In fact, Tyler’s collection of interviews with influential developmental biologists, Differential Expressions: Key Experiments in Developmental Biology, came out of a collaboration with Gilbert. “He had already hatched this idea that he would go around interviewing very prominent developmental biologists and then make an archive so that their wise words were never lost. And he talked to me about it and I said, ‘Oh yes, I think I can help you.’” Tyler was able to take these interviews with such greats as Nicole Le Douarin, Lauri Saxén, and Jay Lash, and place them in a historical context.

In the past five years Tyler has taken on the task of transforming all of the introductory biology labs at the University of Maine into inquiry-based labs. This speaks to her second mantra that you must do science to learn science.
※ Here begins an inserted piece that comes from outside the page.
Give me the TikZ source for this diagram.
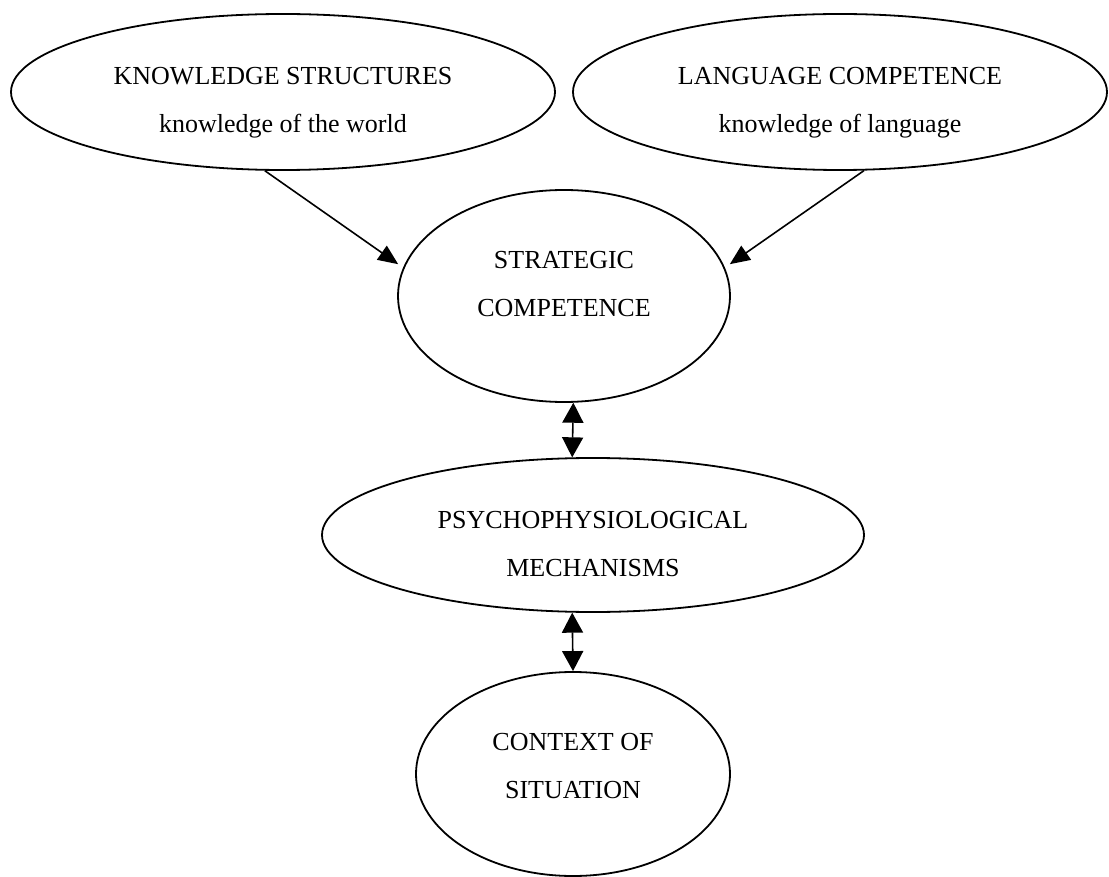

They now have one thousand students a year designing their own experiments and presenting them at symposia. “We went from cookbook lab courses to inquiry-based and I had to fight everybody to do it—everybody but the students,” she said. “They absolutely love it.”

In a climate where institutions are eliminating labs to save money, Tyler has created labs that cost very little money. “No one can say to me, ‘We don’t have enough money to teach labs.’...You have enough money. You’ve got two dollars per student,” she said.

Many people have influenced Tyler throughout her life. “The [mentors] that were really meaningful in my life are those that asked questions, but didn’t answer them. So, they left me with that hunger for figuring out my own answers. And then, they also taught by example to see no impediments in their own pursuits of their careers. And then lastly, they taught me to see beauty and to record it.”

Her mentors include her father who “embraced life with tremendous joy” and was “always learning,” and her mother who “studied nature by watching and listening.”  Bob Enders, Tyler’s developmental biology professor at Swarthmore who taught by asking questions, was also a mentor. “He only met our answers with more questions. And he was never satisfied that a question had been answered,” she said. Finally, her graduate advisors, Gene Lehman and Bill Koch, gave her “the tools to study embryos.”

“I’ve always wanted to teach,” she said. “...[T]here are careers that are made for certain people and I think teaching was certainly something I was made for. But, I also have just a tremendous regard for creative activity...”

“By doing what I’m doing which is creating educational materials and focusing on education in developmental biology, I get to do everything I love. ...What could be more rewarding?”